The most successful second-messenger optogenetic tools work by generating cAMP. Optogenetic tools that work via cGMP have been less satisfactory. Thus far, these tools have been mutated versions of natural light-sensitive proteins. They lack not only elegance, but also efficiency.

 

Optogenetic work, however, needn’t struggle with clumsy cGMP-generating tools any longer, according to research from Goethe University Frankfurt. This research, like much prior optogenetic research, focused on a type I (microbial) rhodopsin, a light-sensitive membrane protein. The new work, however, investigated a new type I rhodopsin, one that is fused with a guanylyl cyclase domain. It was found in the fungus Blastocladiella emersonii, and it was called BeGC1. It was shown to be essential for phototaxis of zoospores in B. emersonii through green light-regulated cGMP production.

 

The Goethe University research, which was led by Prof.

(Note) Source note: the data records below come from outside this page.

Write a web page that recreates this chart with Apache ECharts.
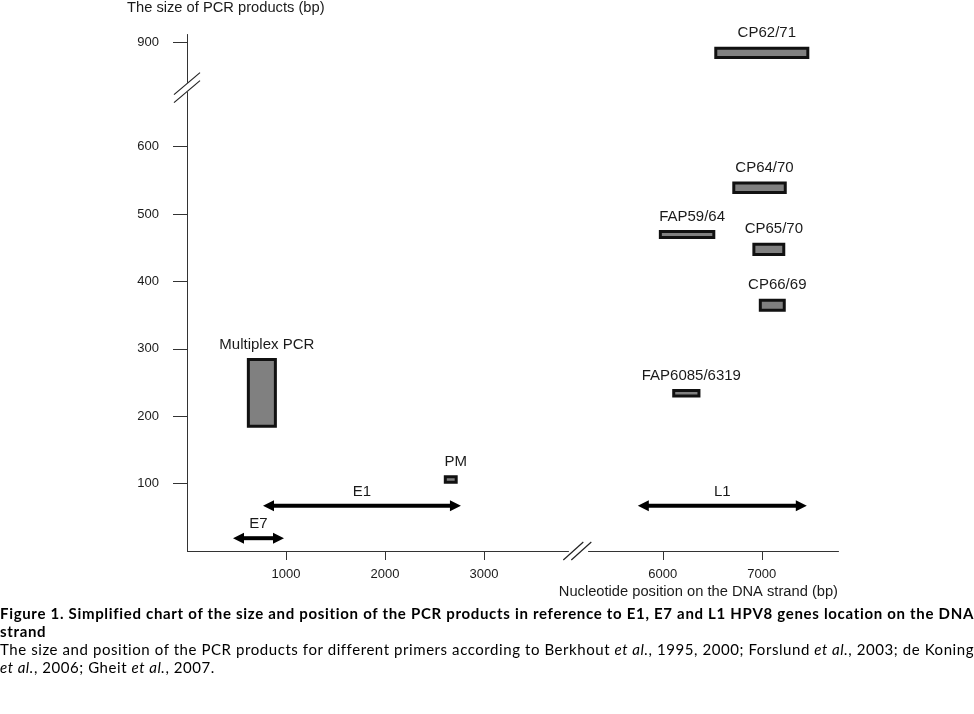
<!DOCTYPE html>
<html>
<head>
<meta charset="utf-8">
<script src="https://cdn.jsdelivr.net/npm/echarts@6/dist/echarts.min.js"></script>
<style>
html,body{margin:0;padding:0;background:#fff;}
#wrap{position:relative;width:974px;height:714px;overflow:hidden;}
#chart{position:absolute;left:0;top:0;width:974px;height:714px;}
#caption{position:absolute;left:0;top:604px;width:974px;font-family:Lato,"Open Sans",sans-serif;font-size:15px;line-height:18px;color:#000;}
#caption div{white-space:nowrap;}
#caption .j{text-align:justify;text-align-last:justify;}
#caption b{font-weight:700;}
</style>
</head>
<body>
<div id="wrap">
<div id="chart"></div>
<div id="caption">
<div class="j" id="l1"><b>Figure 1. Simplified chart of the size and position of the PCR products in reference to E1, E7 and L1 HPV8 genes location on the DNA</b></div>
<div id="l2"><b>strand</b></div>
<div class="j" id="l3">The size and position of the PCR products for different primers according to Berkhout <i>et al.</i>, 1995, 2000; Forslund <i>et al.</i>, 2003; de Koning</div>
<div id="l4"><i>et al.</i>, 2006; Gheit <i>et al.</i>, 2007.</div>
</div>
</div>
<script>
// ---- data ----
const productNames = ['Multiplex PCR', 'PM', 'FAP6085/6319', 'FAP59/64', 'CP66/69', 'CP65/70', 'CP64/70', 'CP62/71'];
const productStart = [620, 2610, 6110, 5975, 6985, 6920, 6717, 6535];
const productEnd   = [893, 2720, 6365, 6515, 7227, 7222, 7237, 7465];
const sizeLow      = [185, 102, 230, 465, 357, 440, 532, 877];
const sizeHigh     = [284, 110, 238, 474, 372, 455, 546, 891];

const geneNames = ['E7', 'E1', 'L1'];
const geneStart = [465, 768, 5747];
const geneEnd   = [980, 2768, 7455];
const geneLevel = [19, 67, 67];

const xTicks = [1000, 2000, 3000, 6000, 7000];
const yTicks = [100, 200, 300, 400, 500, 600, 900];

const xBreak = {start: 3850, end: 5250, gap: 208};
const yBreak = {start: 680, end: 840, gap: 15};

const FONT = '"Liberation Sans", Arial, sans-serif';
const TEXT = '#1a1a1a';

const boxData = productNames.map((n, i) => [productStart[i], productEnd[i], sizeLow[i], sizeHigh[i]]);
const geneData = geneNames.map((n, i) => [geneStart[i], geneEnd[i], geneLevel[i]]);

function renderBox(params, api) {
  const p1 = api.coord([api.value(0), api.value(3)]);
  const p2 = api.coord([api.value(1), api.value(2)]);
  return {
    type: 'group',
    children: [
      {type: 'rect', shape: {x: p1[0], y: p1[1], width: p2[0] - p1[0], height: p2[1] - p1[1]},
        style: {fill: '#808080', stroke: '#111', lineWidth: 3}},
      {type: 'text', x: (p1[0] + p2[0]) / 2 + 5, y: p1[1] - 15,
        style: {text: productNames[params.dataIndex], fill: TEXT, font: '15px ' + FONT, align: 'center', verticalAlign: 'middle'}}
    ]
  };
}

function renderGene(params, api) {
  const a = api.coord([api.value(0), api.value(2)]);
  const b = api.coord([api.value(1), api.value(2)]);
  const hl = 11, hw = 5.5, y = a[1];
  return {
    type: 'group',
    children: [
      {type: 'line', shape: {x1: a[0] + hl - 1, y1: y, x2: b[0] - hl + 1, y2: y}, style: {stroke: '#000', lineWidth: 4}},
      {type: 'polygon', shape: {points: [[a[0], y], [a[0] + hl, y - hw], [a[0] + hl, y + hw]]}, style: {fill: '#000'}},
      {type: 'polygon', shape: {points: [[b[0], y], [b[0] - hl, y - hw], [b[0] - hl, y + hw]]}, style: {fill: '#000'}},
      {type: 'text', x: (a[0] + b[0]) / 2, y: y - 14,
        style: {text: geneNames[params.dataIndex], fill: TEXT, font: '15px ' + FONT, align: 'center', verticalAlign: 'middle'}}
    ]
  };
}

const chart = echarts.init(document.getElementById('chart'), null, {renderer: 'canvas'});
const plain = v => String(v);
const option = {
  animation: false,
  backgroundColor: '#fff',
  grid: {left: 187, right: 136, top: 34, bottom: 163, containLabel: false},
  xAxis: {
    type: 'value', min: 0, max: 7770,
    breaks: [xBreak],
    breakArea: {show: false},
    splitLine: {show: false},
    axisLine: {show: true, onZero: false, lineStyle: {color: '#333', width: 1}},
    axisTick: {show: true, customValues: xTicks, length: 9, lineStyle: {color: '#333'}},
    axisLabel: {show: true, customValues: xTicks, formatter: plain, margin: 17, color: TEXT, fontSize: 13, fontFamily: FONT}
  },
  yAxis: {
    type: 'value', min: 0, max: 912,
    breaks: [yBreak],
    breakArea: {show: false},
    splitLine: {show: false},
    axisLine: {show: true, onZero: false, lineStyle: {color: '#333', width: 1}},
    axisTick: {show: true, customValues: yTicks, length: 14, lineStyle: {color: '#333'}},
    axisLabel: {show: true, customValues: yTicks, formatter: plain, margin: 28, color: TEXT, fontSize: 13, fontFamily: FONT}
  },
  series: [
    {type: 'custom', renderItem: renderBox, data: boxData, encode: {x: [0, 1], y: [2, 3]}, clip: false},
    {type: 'custom', renderItem: renderGene, data: geneData, encode: {x: [0, 1], y: 2}, clip: false}
  ],
  graphic: [
    {type: 'text', left: 127, top: 0, style: {text: 'The size of PCR products (bp)', fill: TEXT, font: '14.7px ' + FONT}},
    {type: 'text', right: 136, top: 584, style: {text: 'Nucleotide position on the DNA strand (bp)', fill: TEXT, font: '14.7px ' + FONT}}
  ]
};
chart.setOption(option);

// break symbols (double slashes) placed from the axis scales
const xb1 = chart.convertToPixel({xAxisIndex: 0}, xBreak.start);
const xb2 = chart.convertToPixel({xAxisIndex: 0}, xBreak.end);
const yb1 = chart.convertToPixel({yAxisIndex: 0}, yBreak.start);
const yb2 = chart.convertToPixel({yAxisIndex: 0}, yBreak.end);
const axY = chart.convertToPixel({yAxisIndex: 0}, 0);
const axX = chart.convertToPixel({xAxisIndex: 0}, 0);
const cx = (xb1 + xb2) / 2 - 1;
const cy = (yb1 + yb2) / 2;
const slashStyle = {stroke: '#222', lineWidth: 1.2};
chart.setOption({
  graphic: option.graphic.concat([
    {type: 'polygon', shape: {points: [[cx - 14, axY + 9], [cx - 6, axY + 9], [cx + 14, axY - 9], [cx + 6, axY - 9]]}, style: {fill: '#fff'}, z: 100},
    {type: 'line', shape: {x1: cx - 14, y1: axY + 9, x2: cx + 6, y2: axY - 9}, style: slashStyle, z: 101},
    {type: 'line', shape: {x1: cx - 6, y1: axY + 9, x2: cx + 14, y2: axY - 9}, style: slashStyle, z: 101},
    {type: 'polygon', shape: {points: [[axX - 13, cy + 7], [axX + 13, cy - 15], [axX + 13, cy - 7], [axX - 13, cy + 15]]}, style: {fill: '#fff'}, z: 100},
    {type: 'line', shape: {x1: axX - 13, y1: cy + 7, x2: axX + 13, y2: cy - 15}, style: slashStyle, z: 101},
    {type: 'line', shape: {x1: axX - 13, y1: cy + 15, x2: axX + 13, y2: cy - 7}, style: slashStyle, z: 101}
  ])
});

// fit caption lines to the full width with letter spacing
function fit(id, followId) {
  const el = document.getElementById(id);
  el.style.textAlignLast = 'left';
  el.style.display = 'inline-block';
  const w = el.getBoundingClientRect().width;
  const n = el.textContent.length;
  const ls = Math.max(0, (972 - w) / n);
  el.style.display = '';
  el.style.textAlignLast = '';
  el.style.letterSpacing = ls + 'px';
  document.getElementById(followId).style.letterSpacing = ls + 'px';
}
fit('l1', 'l2');
fit('l3', 'l4');
</script>
</body>
</html>
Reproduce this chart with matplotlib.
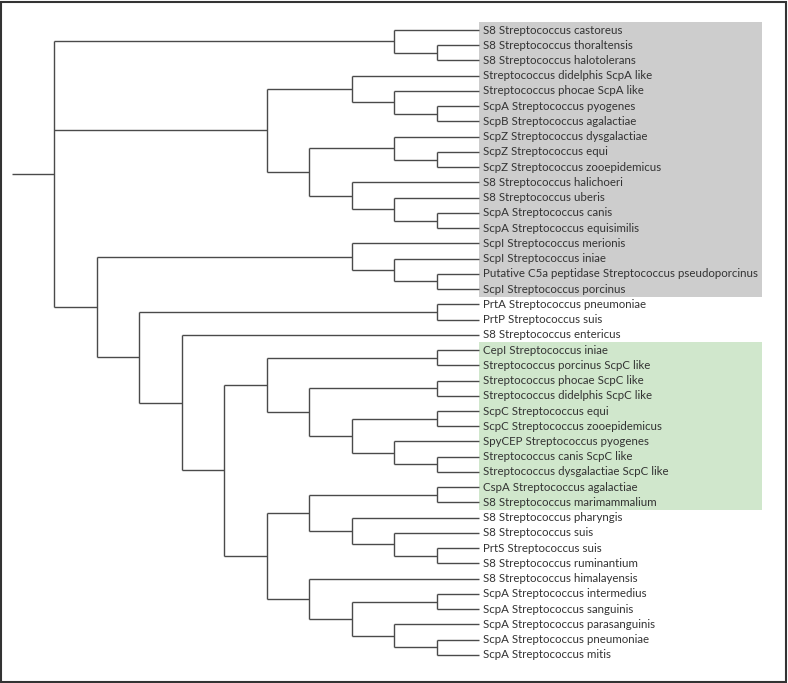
import matplotlib
matplotlib.use("Agg")
import matplotlib.pyplot as plt
from matplotlib.patches import Rectangle

# Leaf labels, top to bottom
labels = [
    "S8 Streptococcus castoreus",
    "S8 Streptococcus thoraltensis",
    "S8 Streptococcus halotolerans",
    "Streptococcus didelphis ScpA like",
    "Streptococcus phocae ScpA like",
    "ScpA Streptococcus pyogenes",
    "ScpB Streptococcus agalactiae",
    "ScpZ Streptococcus dysgalactiae",
    "ScpZ Streptococcus equi",
    "ScpZ Streptococcus zooepidemicus",
    "S8 Streptococcus halichoeri",
    "S8 Streptococcus uberis",
    "ScpA Streptococcus canis",
    "ScpA Streptococcus equisimilis",
    "ScpI Streptococcus merionis",
    "ScpI Streptococcus iniae",
    "Putative C5a peptidase Streptococcus pseudoporcinus",
    "ScpI Streptococcus porcinus",
    "PrtA Streptococcus pneumoniae",
    "PrtP Streptococcus suis",
    "S8 Streptococcus entericus",
    "CepI Streptococcus iniae",
    "Streptococcus porcinus ScpC like",
    "Streptococcus phocae ScpC like",
    "Streptococcus didelphis ScpC like",
    "ScpC Streptococcus equi",
    "ScpC Streptococcus zooepidemicus",
    "SpyCEP Streptococcus pyogenes",
    "Streptococcus canis ScpC like",
    "Streptococcus dysgalactiae ScpC like",
    "CspA Streptococcus agalactiae",
    "S8 Streptococcus marimammalium",
    "S8 Streptococcus pharyngis",
    "S8 Streptococcus suis",
    "PrtS Streptococcus suis",
    "S8 Streptococcus ruminantium",
    "S8 Streptococcus himalayensis",
    "ScpA Streptococcus intermedius",
    "ScpA Streptococcus sanguinis",
    "ScpA Streptococcus parasanguinis",
    "ScpA Streptococcus pneumoniae",
    "ScpA Streptococcus mitis",
]

# Tree topology (leaf indices into labels)
tree = [
    [0, [1, 2]],
    [[3, [4, [5, 6]]], [[7, [8, 9]], [10, [11, [12, 13]]]]],
    [[14, [15, [16, 17]]],
     [[18, 19],
      [20, [[[21, 22], [[23, 24], [[25, 26], [27, [28, 29]]]]],
            [[[30, 31], [32, [33, [34, 35]]]],
             [36, [[37, 38], [39, [40, 41]]]]]]]]],
]

# Highlighted leaf groups (first leaf, last leaf)
gray_group = (0, 17)
green_group = (21, 31)


def height(node):
    if isinstance(node, int):
        return 0
    return 1 + max(height(c) for c in node)


TOP = height(tree) + 1   # leaf level; root stub starts at 0
segments = []


def layout(node):
    # returns (x, y) of node, collects line segments
    if isinstance(node, int):
        return TOP, node
    pts = [layout(c) for c in node]
    x = TOP - height(node)
    ys = [p[1] for p in pts]
    y = (min(ys) + max(ys)) / 2
    segments.append(([x, x], [min(ys), max(ys)]))
    for cx, cy in pts:
        segments.append(([x, cx], [cy, cy]))
    return x, y


rx, ry = layout(tree)
segments.append(([0, rx], [ry, ry]))

W, H = 788, 683
fig = plt.figure(figsize=(W / 100, H / 100), dpi=100)
ax = fig.add_axes([0, 0, 1, 1])

# pixel mapping: level 0 -> x=12, spacing 42.45 px; leaf 0 -> y=30, spacing 15.24 px
dx, x0 = 42.45, 12
dy, y0 = 15.24, 30
ax.set_xlim(-x0 / dx, (W - x0) / dx)
ax.set_ylim((H - y0) / dy, -y0 / dy)
ax.axis("off")

box_right = (762 - x0) / dx
for (a, b), col in [(gray_group, "#cdcdcd"), (green_group, "#d0e7cc")]:
    ax.add_patch(Rectangle((TOP, a - 0.5), box_right - TOP, b - a + 1,
                           facecolor=col, edgecolor="none", zorder=0))

for xs, ys in segments:
    ax.plot(xs, ys, color="#4a4a4a", lw=1.0, solid_capstyle="butt", zorder=2)

for i, lab in enumerate(labels):
    ax.text(TOP + 4 / dx, i, lab, va="center", ha="left", fontsize=8.3,
            family="Lato", color="#333333", zorder=3)

fig.patches.append(Rectangle((0.001, 0.0015), 0.997, 0.996, transform=fig.transFigure,
                             fill=False, edgecolor="#333333", lw=1.5))

fig.savefig("out.png", dpi=100)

Alexander Gottschalk, went further to demonstrate directly that BEGC1’s guanylyl cyclase activity was integral to the light-regulated mechanism. These results were detailed September 8 in Nature Communications, in an article entitled, “Optogenetic manipulation of cGMP in cells and animals by the tightly light-regulated guanylyl-cyclase opsin CyclOp.”

 

The article includes the suggestion that BeGC1 should be renamed guanylyl cyclase opsin from B. emersonii, or BeCyclOp: “Here we implement [BeCyclOp] as a new optogenetic tool,enabling rapid light-triggered cGMP increase in heterologous cells (Xenopus oocytes, HEK293T cells) and in Caenorhabditis elegans,” wrote the authors. “Among five different fungal CyclOps, exhibiting unusual eight transmembrane topologies and cytosolic N-termini, BeCyclOp is the superior optogenetic tool (light/dark activity ratio: 5,000; no cAMP production; turnover (20°C) ~17 cGMPs−1).”

 

“The light-activated enzyme CyclOp has outstanding molecular properties which qualify it as a valuable addition to the optogenetics toolbox for cell biologists and neurobiologists,” explained Prof. Gottschalk.

Prof Gottschalk’s research group has introduced the protein into oxygen sensing cells in order to find out what role the second messenger cGMP plays in these cells. To do so, the translucent nematode is exposed to light leading to intracellular generation of cGMP. The cells respond by acting as if they had detected an increase in the oxygen level. In this way the researchers can use CyclOp to get a better understanding of how the natural signal for these cells is turned into a cellular response.